Two days later he issued a public statement announcing the break-up of his marriage, and the assurance that he and estranged wife MacKenzie remains friends. But he made no mention of Sanchez, and there is still no proof – only circumstantial evidence – linking the two romantically, though it seems highly likely that the Enquirer finally got one right.

Was it guilt that pushed Bezos to confess, even though he has not admitted any affair? The clincher for the Enquirer seems to have been a series of gushing and sexually-charged text messages allegedly sent by Bezos to Sanchez – and yet their provenance and content seem dubious.

"I want to breathe you in," he allegedly wrote. "I want to hold you tight . . . I want to kiss your lips . . . I love you . . . I want to kiss you right now and tuck you in slowly and gently." Bezos reportedly sent Sanchez photos of himself posing shirtless wearing only a towel, along with "a below-the-belt selfie too explicit to describe in detail." And that's what sets alarm bells ringing, because the Enquirer has never found anything too explicit to describe. In fact, they rejoice in publishing such photos, albeit with some discreet pixilation.

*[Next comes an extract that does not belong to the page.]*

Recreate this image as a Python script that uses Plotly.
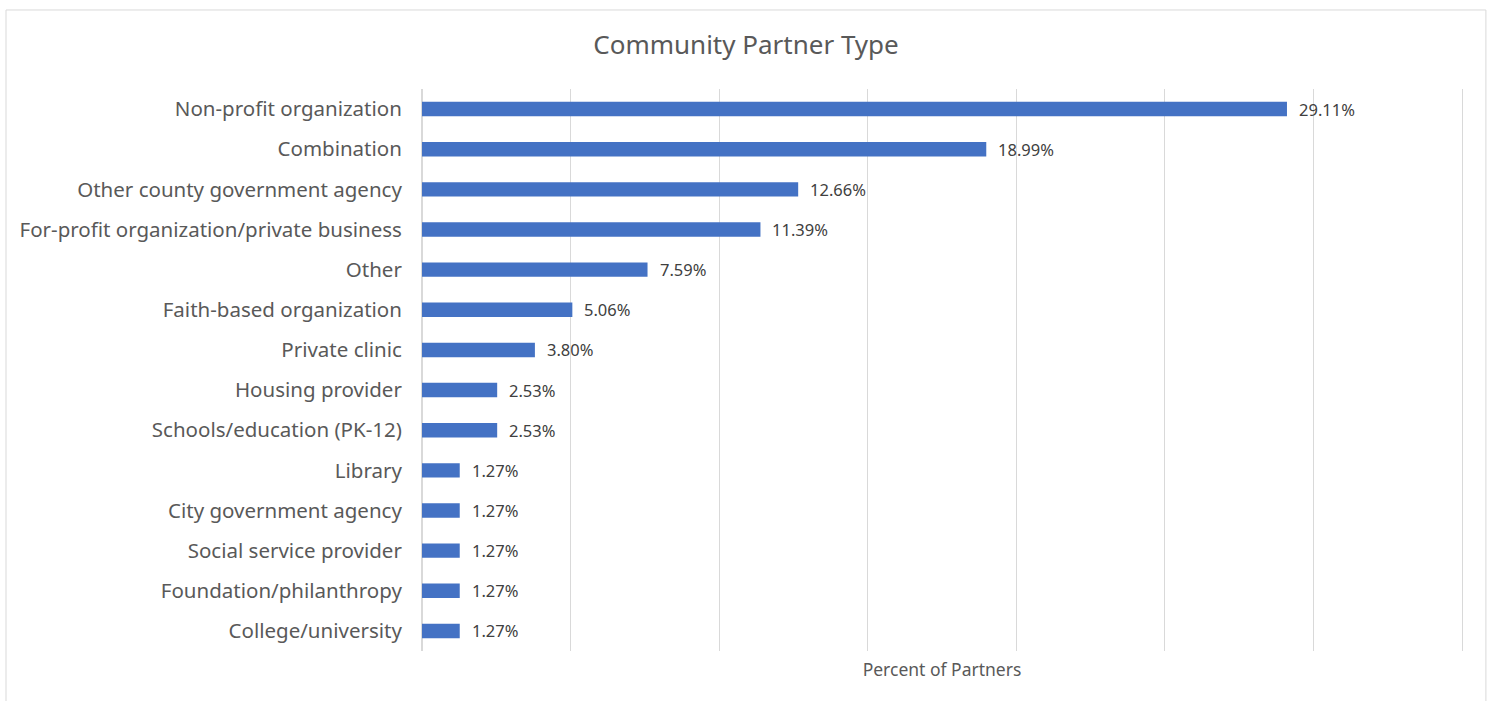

The iPhone displays of Bezos's text messages are not actual photographs, and a discreetly hidden small-print caption reveals they are only "text re-creations." How much confidence does the Enquirer have in the accuracy of its text message trove? Rather than quote them elsewhere in its 11-page exposé as proof of Bezos' supposed love for Sanchez, the leading article states: "We can reveal Bezos has been telling a confidant that he's 'in love' with Sanchez, that his 'heart never felt safer . . .'"

Why would the Enquirer choose to quote an unnamed source when it supposedly has Bezos's own declarations of love from his text messages? Because they don't believe them, or seriously doubt the texts' accuracy. Not that the Enquirer is lacking for named sources: it brings us an interview with Bezos' aunt, Kathy Jorgensen, who assures us that abandoned wife MacKenzie Bezos "will take him to the cleaners . . . She knows the dirtiest secrets about him . . . they'll probably settle and add in the agreement she can never discuss what she knows about Jeff."

Would it be churlish to point out that Bezos was two years old when his parents split and he was raised by his mother, so that his father's side of the family – including aunt Kathy Jorgensen – has not seen Bezos in 53 years, since he was just out of diapers? And that's what qualifies as a great source in the Enquirer universe.

The Enquirer claims that Bezos, when confronted with its suspicions, "mused to one source: 'Could I buy the story from them?'" From past experience, it's perhaps surprising that the Enquirer wouldn't have leaped at this opportunity to cash in, while maintaining leverage over the world's wealthiest – and most influential – men. Ultimately, the Enquirer ended its "four-month investigation" – which only appears to have covered a period of less than three months – with a collection of photos showing Bezos and Sanchez together, often with other friends and colleagues accompanying them, but nothing catching them in flagrante delicto.

Circumstantial evidence was enough to push Bezos to confess the end of his marriage – but will he admit an affair with Sanchez? "Enquiring minds are first to know the truth," concludes the rag's investigation. Only time will tell.